Early people probably communicated through a combination of primitive sounds and basic sign language. Languages may have evolved through a need for survival — warning others of danger, for instance. They developed gradually as people used the spoken word for instruction and entertainment. Oral communication, particularly through story-telling, was and still is an important part of a society's culture.



Making sounds such as grunting or guttural sounds at a low pitch or high pitch would indicate either social communication or be a warning sign. Body language was also used as communication at this time.  Later written communication came about when humans realised the need to record their daily life activities. Further down the line this progressed to meeting the needs of bartering and exchanging of goods. The ancient Egyptians were amongst the first people to use symbols as a form of written communication which later developed into the alphabet system that we know today. 



Cave drawings were murals that people painted onto the walls of caves and canyons to tell the story of their culture.  They would tell stories of battles, hunts and culture. Storytelling was used to tell stories, both fiction and nonfiction, before there were books.  It was a way for families and communities to pass on information about their past.

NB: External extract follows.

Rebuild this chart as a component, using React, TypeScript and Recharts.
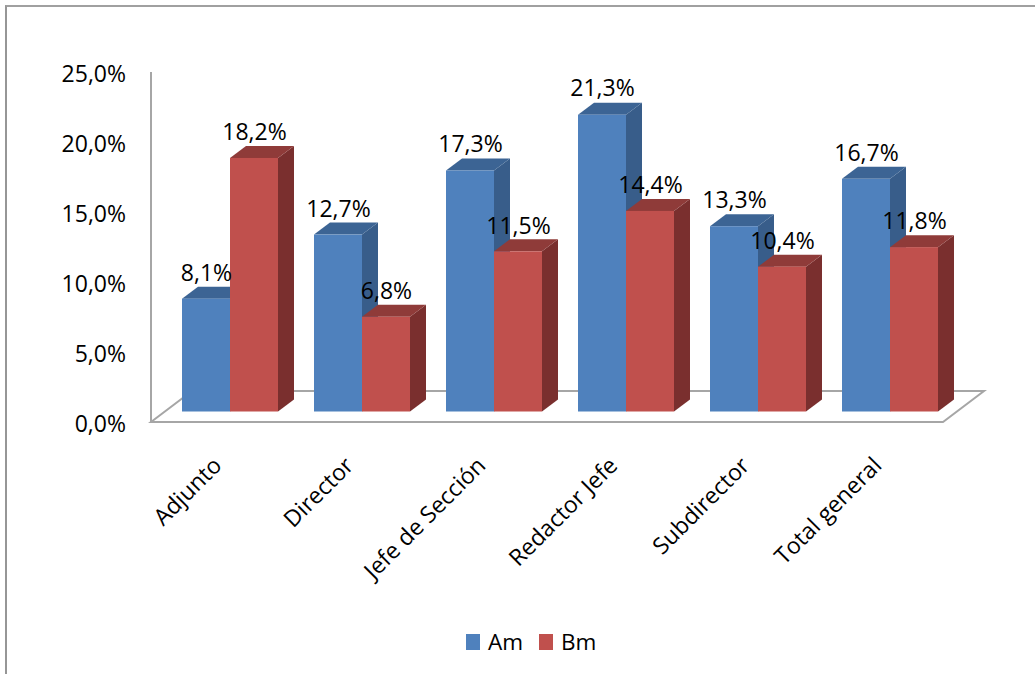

Drums were one way to send signals to neighbouring tribes and groups.  The sound of the drumming patterns would tell them of concerns and events they needed to know. Smoke signals were another way to send messages to people who were not close enough to use words with.  Can you imagine living without your telephone?  We sure have come a long way!



For many years it was widely believed that the only reliable form of knowledge was the written word. Books, diaries, documents, and newspapers.These commanded respect because their words could be preserved. But the printed word can be misleading. For example, certain history books taught, inaccurately, that Africans arrived in Southern Africa at more or less the same time as European settlers landed in the Cape. Some books emphasised differences amongst people. And while most textbooks acknowledged that the Khoisan had lived in South Africa for a very long time, the writers saw them as 'primitive', and paid very little respect to their history.



When European settlers arrived in South Africa, most of them could read and write. They valued the written word as a precious form of knowledge. But European scholars made the mistake of thinking that writing was the only way that knowledge could be passed on. Where they did not find books in Africa, they simply assumed that Africa had no history.